How to download data for Lesson 2 from Kaggle for Planet Competition

(Vijay Narayanan Parakimeethal) #21

Can you install 7zip in the crestle instance using

sudo apt-get install p7zip-rar

Post that pls try

7za x <filename.tar.7z>

(Vijay Narayanan Parakimeethal) #22

@anurag Need your help here. Looks like in crestle you cannot install kaggle-cli and unzip tar.7z files. There is a error like lxml<4.1,>=4.0.0 distribution is needed. can you help @memetzgz in this as she is using crestle?

(Maureen Metzger) #23

Thanks Vijay for your help – yes, this is the error I’m getting

(Anurag Goel) #24

I’ll look into the test data.

(Anurag Goel) #25

Crestle does have the test-jpg, test-jpg-additional and test-tif-2 folders with ~40k/20k/61k images respectively. Are you running into issues with using them?

(Maureen Metzger) #26

Hi @anurag, problem may be then that I did not create the right symlinks? I will check when I next log on. Appreciate your looking into this on your end. Crestle is working very well otherwise!

(Vikrant Behal) #27

It shows 1.7G for me.

(Sudarsan Padmanabhan) #28

It is also possible to download specific file using kaggle-cli

$ kg download -u <username> -p <password> -c <competition> -f

(Jeremy Howard (Admin)) #29

Thanks for the tip - I didn’t know that :slight_smile:

(Clark Updike) #30
for f in test-jpg-additional.tar.7z test-jpg.tar.7z train-jpg.tar.7z
   kg download -f $f

(aswin) #31

I followed the steps from the first post, and kg download gives me this error.
‘NoneType’ object has no attribute ‘find_all’

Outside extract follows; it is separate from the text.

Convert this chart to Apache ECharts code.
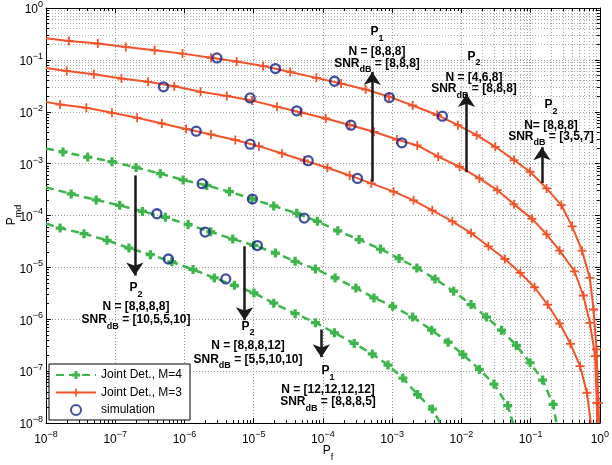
<!DOCTYPE html>
<html><head><meta charset="utf-8">
<script src="https://cdn.jsdelivr.net/npm/echarts@6/dist/echarts.min.js"></script>
<style>html,body{margin:0;padding:0;background:#fff}#c{width:612px;height:465px}</style>
</head><body><div id="c"></div>
<script>
// ---------------- data ----------------
// Joint Det., M=3 (three curves)
const m3A_pf  = [1e-8, 2.14e-8, 5.60e-8, 1.42e-7, 3.71e-7, 9.38e-7, 2.42e-6, 5.68e-6, 1.37e-5, 3.37e-5, 8.05e-5, 1.83e-4, 4.14e-4, 9.00e-4, 1.98e-3, 4.49e-3, 8.91e-3, 0.0166, 0.0310, 0.0577, 0.0984, 0.170, 0.278, 0.398, 0.553, 0.718, 0.811, 0.895, 0.955, 0.977];
const m3A_pmd = [0.262, 0.232, 0.206, 0.178, 0.153, 0.132, 0.110, 0.0926, 0.0765, 0.0586, 0.0450, 0.0349, 0.0268, 0.0196, 0.0132, 0.00865, 0.00550, 0.00353, 0.00211, 0.00117, 6.98e-4, 3.33e-4, 1.59e-4, 6.18e-5, 2.10e-5, 6.25e-6, 1.54e-6, 2.62e-7, 2.45e-8, 1e-8];
const m3B_pf  = [1e-8, 1.99e-8, 4.91e-8, 1.23e-7, 2.98e-7, 7.13e-7, 1.71e-6, 4.09e-6, 9.48e-6, 2.17e-5, 4.88e-5, 1.10e-4, 2.43e-4, 5.46e-4, 1.17e-3, 2.31e-3, 4.63e-3, 9.42e-3, 0.0182, 0.0330, 0.0577, 0.105, 0.170, 0.263, 0.430, 0.577, 0.718, 0.855, 0.904, 0.918];
const m3B_pmd = [0.0700, 0.0613, 0.0527, 0.0436, 0.0377, 0.0310, 0.0242, 0.0202, 0.0164, 0.01244, 0.00966, 0.00741, 0.00555, 0.00411, 0.00292, 0.00224, 0.00136, 8.71e-4, 5.19e-4, 3.09e-4, 1.64e-4, 8.61e-5, 4.34e-5, 2.11e-5, 8.41e-6, 2.87e-6, 8.51e-7, 1.95e-7, 2.45e-8, 1e-8];
const m3C_pf  = [1e-8, 1.60e-8, 3.83e-8, 8.97e-8, 2.07e-7, 4.71e-7, 1.06e-6, 2.42e-6, 5.43e-6, 1.19e-5, 2.56e-5, 5.38e-5, 1.16e-4, 2.43e-4, 4.99e-4, 1.05e-3, 2.04e-3, 3.80e-3, 7.40e-3, 0.0138, 0.0246, 0.0426, 0.0710, 0.114, 0.176, 0.263, 0.377, 0.518, 0.652, 0.741];
const m3C_pmd = [0.0155, 0.01377, 0.01189, 0.00953, 0.00764, 0.00593, 0.00465, 0.00365, 0.00286, 0.00217, 0.00157, 0.00115, 8.33e-4, 5.92e-4, 4.16e-4, 2.88e-4, 1.96e-4, 1.26e-4, 7.71e-5, 4.59e-5, 2.55e-5, 1.45e-5, 7.80e-6, 4.14e-6, 1.92e-6, 8.28e-7, 3.36e-7, 1.25e-7, 3.83e-8, 1e-8];
// Joint Det., M=4 (three curves)
const m4A_pf  = [1e-8, 1.76e-8, 4.00e-8, 8.97e-8, 2.00e-7, 4.47e-7, 9.57e-7, 2.10e-6, 4.47e-6, 9.48e-6, 1.95e-5, 4.19e-5, 8.32e-5, 1.64e-4, 3.33e-4, 6.78e-4, 1.26e-3, 2.28e-3, 4.16e-3, 7.74e-3, 0.0138, 0.0231, 0.0380, 0.0622, 0.0984, 0.149, 0.212, 0.236];
const m4A_pmd = [0.00196, 0.00168, 0.00134, 0.00109, 8.44e-4, 6.41e-4, 4.85e-4, 3.80e-4, 2.88e-4, 2.09e-4, 1.53e-4, 1.10e-4, 7.71e-5, 5.06e-5, 3.43e-5, 2.26e-5, 1.48e-5, 9.73e-6, 5.98e-6, 3.47e-6, 1.92e-6, 1.10e-6, 6.16e-7, 3.13e-7, 1.45e-7, 6.71e-8, 2.29e-8, 1e-8];
const m4B_pf  = [1e-8, 2.31e-8, 5.31e-8, 1.16e-7, 2.48e-7, 5.31e-7, 1.13e-6, 2.40e-6, 4.98e-6, 1.01e-5, 2.06e-5, 3.97e-5, 7.80e-5, 1.50e-4, 2.99e-4, 5.46e-4, 1.02e-3, 1.98e-3, 3.72e-3, 6.43e-3, 0.0105, 0.0182, 0.0296, 0.0467, 0.0558];
const m4B_pmd = [3.48e-4, 2.61e-4, 2.00e-4, 1.57e-4, 1.20e-4, 9.21e-5, 6.67e-5, 4.84e-5, 3.52e-5, 2.66e-5, 1.89e-5, 1.31e-5, 9.31e-6, 6.25e-6, 4.02e-6, 2.58e-6, 1.78e-6, 1.10e-6, 6.16e-7, 3.62e-7, 2.10e-7, 1.08e-7, 5.62e-8, 2.17e-8, 1e-8];
const m4C_pf  = [1e-8, 1.60e-8, 3.54e-8, 7.62e-8, 1.58e-7, 3.22e-7, 6.58e-7, 1.33e-6, 2.70e-6, 5.26e-6, 1.01e-5, 1.95e-5, 3.97e-5, 7.80e-5, 1.47e-4, 2.83e-4, 5.16e-4, 8.71e-4, 1.43e-3, 2.33e-3, 3.80e-3, 4.94e-3];
const m4C_pmd = [6.97e-5, 5.73e-5, 4.47e-5, 3.32e-5, 2.36e-5, 1.76e-5, 1.28e-5, 9.07e-6, 6.25e-6, 4.52e-6, 3.21e-6, 2.04e-6, 1.28e-6, 8.59e-7, 5.47e-7, 3.41e-7, 2.15e-7, 1.31e-7, 7.34e-8, 3.53e-8, 1.86e-8, 1e-8];
// simulation points
const sim_pf  = [2.94e-6, 2.06e-5, 1.47e-4, 9.10e-4, 5.33e-3,
                 4.98e-7, 8.89e-6, 4.19e-5, 2.54e-4, 1.38e-3,
                 1.48e-6, 8.89e-6, 6.14e-5, 3.16e-4,
                 1.80e-6, 9.59e-6, 5.38e-5,
                 4.00e-7, 1.99e-6, 1.13e-5,
                 5.86e-7, 3.95e-6];
const sim_pmd = [0.109, 0.0679, 0.0387, 0.0188, 0.00820,
                 0.0302, 0.0185, 0.0104, 0.00550, 0.00252,
                 0.00422, 0.00237, 0.00114, 5.19e-4,
                 4.10e-4, 2.07e-4, 8.93e-5,
                 1.08e-4, 4.80e-5, 2.63e-5,
                 1.45e-5, 5.98e-6];
// decade tick exponents
const decadeExponents = [-8, -7, -6, -5, -4, -3, -2, -1, 0];
// annotation arrows [P_f, P_md tail, P_md head]
const arrow_pf   = [5.16e-4, 0.01186, 0.146, 1.92e-7, 7.38e-6, 9.48e-5];
const arrow_from = [4.48e-4, 6.86e-4, 4.21e-4, 5.92e-4, 2.55e-5, 6.35e-7];
const arrow_to   = [0.0587, 0.0221, 2.08e-3, 6.95e-6, 9.6e-7, 1.86e-7];

// ---------------- styling ----------------
const FONT = "'Liberation Sans', Arial, Helvetica, sans-serif";
const RED = '#f4532a', GREEN = '#3cb54a', NAVY = '#14238a';
const plusThin = 'path://M4,0H6V4H10V6H6V10H4V6H0V4H4Z';
const plusThick = 'path://M3.2,0H6.8V3.2H10V6.8H6.8V10H3.2V6.8H0V3.2H3.2Z';

function lineData(xs, ys) {
  return xs.map((x, i) => {
    const it = { value: [x, ys[i]] };
    if (i === 0 || i === xs.length - 1) it.symbol = 'none';
    return it;
  });
}
function redSeries(xs, ys) {
  return { type: 'line', name: 'Joint Det., M=3', data: lineData(xs, ys), symbol: plusThin, symbolSize: 9,
    lineStyle: { color: RED, width: 2 }, itemStyle: { color: RED }, z: 4, silent: true };
}
function greenSeries(xs, ys) {
  return { type: 'line', name: 'Joint Det., M=4', data: lineData(xs, ys), symbol: plusThick, symbolSize: 9,
    lineStyle: { color: GREEN, width: 2.5, type: [8, 5] }, itemStyle: { color: GREEN }, z: 3, silent: true };
}

// minor grid + minor ticks
const minorVals = [];
for (let e = -8; e < 0; e++) for (let m = 2; m <= 9; m++) minorVals.push(m * Math.pow(10, e));
const gridLines = [];
minorVals.forEach(v => { gridLines.push({ xAxis: v }); gridLines.push({ yAxis: v }); });
const tickLines = [];
const tY = Math.pow(10, 3 / 52), tX = Math.pow(10, 3 / 70.3);
minorVals.forEach(v => {
  tickLines.push([{ coord: [v, 1] }, { coord: [v, 1 / tY] }]);
  tickLines.push([{ coord: [v, 1e-8] }, { coord: [v, 1e-8 * tY] }]);
  tickLines.push([{ coord: [1e-8, v] }, { coord: [1e-8 * tX, v] }]);
  tickLines.push([{ coord: [1, v] }, { coord: [1 / tX, v] }]);
});
const arrowLines = arrow_pf.map((x, i) => [{ coord: [x, arrow_from[i]] }, { coord: [x, arrow_to[i]] }]);

function supLabel(v) {
  const e = Math.round(Math.log10(v));
  if (decadeExponents.indexOf(e) < 0) return '';
  return '{b|10}{s|' + (e < 0 ? '\u2212' + (-e) : e) + '}';
}
const tickRich = {
  b: { fontSize: 12, lineHeight: 16, verticalAlign: 'bottom', fontFamily: FONT, color: '#000' },
  s: { fontSize: 9, lineHeight: 9, verticalAlign: 'top', fontFamily: FONT, color: '#000' }
};
const annRich = {
  b: { fontSize: 12, fontWeight: 'bold', lineHeight: 12, verticalAlign: 'top', fontFamily: FONT, fill: '#000' },
  s: { fontSize: 9, fontWeight: 'bold', lineHeight: 17, verticalAlign: 'bottom', fontFamily: FONT, fill: '#000' }
};
const titleRich = {
  b: { fontSize: 12, lineHeight: 12, verticalAlign: 'top', fontFamily: FONT, fill: '#000' },
  s: { fontSize: 9, lineHeight: 17, verticalAlign: 'bottom', fontFamily: FONT, fill: '#000' }
};
const annotationText = [
  [377, 31.7, '{b|P}{s|1}'], [377, 51.5, '{b|N = [8,8,8]}'], [377, 63.5, '{b|SNR}{s|dB}{b| = [8,8,8]}'],
  [474, 56.5, '{b|P}{s|2}'], [474, 77.5, '{b|N = [4,6,8]}'], [474, 89, '{b|SNR}{s|dB}{b| = [8,8,8]}'],
  [551, 104.7, '{b|P}{s|2}'], [551, 125.5, '{b|N= [8,8,8]}'], [551, 136.5, '{b|SNR}{s|dB}{b| = [3,5,7]}'],
  [136, 288, '{b|P}{s|2}'], [136, 307, '{b|N = [8,8,8,8]}'], [136, 320, '{b|SNR}{s|dB}{b| = [10,5,5,10]}'],
  [248, 326.5, '{b|P}{s|2}'], [248, 346, '{b|N = [8,8,8,12]}'], [248, 359.5, '{b|SNR}{s|dB}{b| = [5,5,10,10]}'],
  [328, 371, '{b|P}{s|1}'], [328, 389.3, '{b|N = [12,12,12,12]}'], [328, 402, '{b|SNR}{s|dB}{b| = [8,8,8,5]}']
];
const graphics = annotationText.map(a => ({
  type: 'text', x: a[0], y: a[1] - 6, z: 100,
  style: { text: a[2], rich: annRich, align: 'center', verticalAlign: 'top', fontFamily: FONT }
}));
graphics.push({ type: 'text', x: 328, y: 445, z: 100,
  style: { text: '{b|P}{s|f}', rich: titleRich, align: 'center', verticalAlign: 'top', fontFamily: FONT } });
graphics.push({ type: 'text', x: 6, y: 215, rotation: Math.PI / 2, z: 100,
  style: { text: '{b|P}{s|md}', rich: titleRich, align: 'center', verticalAlign: 'top', fontFamily: FONT } });

const axisCommon = {
  type: 'log', logBase: 10, min: 1e-8, max: 1, splitNumber: 8,
  axisLine: { show: true, onZero: false, lineStyle: { color: '#000', width: 1 } },
  axisTick: { show: true, inside: true, length: 5, lineStyle: { color: '#000', width: 1 } },
  minorTick: { show: false }
};

const option = {
  animation: false,
  grid: { left: 46, top: 7, width: 562, height: 416, show: false },
  xAxis: [
    Object.assign({}, axisCommon, { position: 'bottom',
      axisLabel: { formatter: supLabel, rich: tickRich, margin: 7, hideOverlap: false },
      splitLine: { show: true, lineStyle: { color: '#999', width: 1, type: [1, 2] } } }),
    Object.assign({}, axisCommon, { position: 'top', axisLabel: { show: false }, splitLine: { show: false } })
  ],
  yAxis: [
    Object.assign({}, axisCommon, { position: 'left',
      axisLabel: { formatter: supLabel, rich: tickRich, margin: 3, hideOverlap: false },
      splitLine: { show: true, lineStyle: { color: '#999', width: 1, type: [1, 2] } } }),
    Object.assign({}, axisCommon, { position: 'right', axisLabel: { show: false }, splitLine: { show: false } })
  ],
  legend: {
    orient: 'vertical', left: 49, top: 364,
    data: ['Joint Det., M=4', 'Joint Det., M=3', 'simulation'],
    itemWidth: 40, itemHeight: 10, itemGap: 3.5,
    textStyle: { fontSize: 12, fontFamily: FONT, color: '#000', lineHeight: 14 },
    backgroundColor: '#fff', borderColor: '#000', borderWidth: 1, borderRadius: 0,
    padding: [4, 8, 3, 6], selectedMode: false, z: 50
  },
  series: [
    { type: 'line', name: 'minorgrid', data: [], silent: true, z: 0,
      markLine: { silent: true, symbol: 'none', z: 0, label: { show: false }, animation: false,
        lineStyle: { color: '#aaa', width: 1, type: [1, 2] }, emphasis: { disabled: true }, data: gridLines } },
    { type: 'line', name: 'minorticks', data: [], silent: true, z: 1,
      markLine: { silent: true, symbol: 'none', z: 1, label: { show: false }, animation: false,
        lineStyle: { color: '#000', width: 1, type: 'solid' }, emphasis: { disabled: true }, data: tickLines } },
    greenSeries(m4A_pf, m4A_pmd),
    greenSeries(m4B_pf, m4B_pmd),
    greenSeries(m4C_pf, m4C_pmd),
    redSeries(m3A_pf, m3A_pmd),
    redSeries(m3B_pf, m3B_pmd),
    redSeries(m3C_pf, m3C_pmd),
    { type: 'scatter', name: 'simulation', data: sim_pf.map((x, i) => [x, sim_pmd[i]]), symbol: 'circle', symbolSize: 9,
      itemStyle: { color: 'rgba(0,0,0,0)', borderColor: NAVY, borderWidth: 2.3 }, z: 6, silent: true },
    { type: 'line', name: 'arrows', data: [], silent: true, z: 8,
      markLine: { silent: true, symbol: ['none', 'arrow'], symbolSize: 13, z: 8, label: { show: false }, animation: false,
        lineStyle: { color: '#1a1a1a', width: 2.5, type: 'solid' }, emphasis: { disabled: true }, data: arrowLines } }
  ],
  graphic: { elements: graphics }
};
const chart = echarts.init(document.getElementById('c'), null, { renderer: 'canvas' });
chart.setOption(option);
</script></body></html>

I installed the cli using the --upgrade option.

(Priit) #32

@pnvijay maybe you can include this to the guide as well. I just started with and I was running into disk space errors on Paperspace with this dataset until I went to check the kaggle-cli github for info, this really saved me.

(Vijay Narayanan Parakimeethal) #33

Hi @Priit, Will include.

(Vijay Narayanan Parakimeethal) #34

@jeremy I am not able to edit my top post and include the fact that individual files can also be downloaded via kaggle cli. Can you please help?

(Emil) #35

Just wanted to mention that Kaggle has finally released the official CLI tool.

Although the detailed instructions are available in GitHub, here is a brief usage cheat sheet:

  1. Go to and click the “Create API Token” button.
  2. Save the token to the ~/.kaggle/kaggle.json on the target machine.
  3. Copy/remember the competition name from the URL.
  4. Don’t forget to accept the competition rules.
# Make sure you run this inside a conda environment
pip install kaggle
# Secure the credentials
chmod 600 ~/.kaggle/kaggle.json
# List all files for a competition
kaggle competitions files -c COMPETITION_NAME
# Download a single file to the current directory
kaggle competitions download -c COMPETITION_NAME -f DATASET_FILE -w

Kaggle-cli issues
(Abhiram MV) #36

Thank you, @pnvijay. Point 3 mentions kg download which downloads all the files, including the tif ones which are huge. To avoid that, I used kg download -f <filename> to download specific files.

(Vijay Narayanan Parakimeethal) #37

Hi Abhirammv, Thanks for the feedback. I want to incorporate the changes in my original post but not able to do that currently as I am not able to edit it. It looks there is a edit counter limit. I had edited the post around 3 times and hence it is not allowing me to edit again.

(Ilia) #38

Talking about new API, one could use the following commands to download required data (it seems that Kaggle official API doesn’t support listing file names in single command for now):

DATA=/home/user/data/kaggle/planet  # your path to data
kaggle competitions download -c $COMPETITION -f train-jpg.tar.7z -p $DATA
kaggle competitions download -c $COMPETITION -f test-jpg.tar.7z -p $DATA
kaggle competitions download -c $COMPETITION -f test-jpg-additional.tar.7z -p $DATA
kaggle competitions download -c $COMPETITION -f -p $DATA
kaggle competitions download -c $COMPETITION -f -p $DATA
kaggle competitions download -c $COMPETITION -f -p $DATA with Google Colab
(Michael) #39

Thank you very much for the info!

How do get the kaggle.json file into ~/.kaggle/kaggle?
With “ls -la” I don’t even see the “.kaggle” folder.

Best regards

(Emil) #40
mkdir -p ~/.kaggle
mv path-to-the-downloaded-file ~/.kaggle/kaggle.json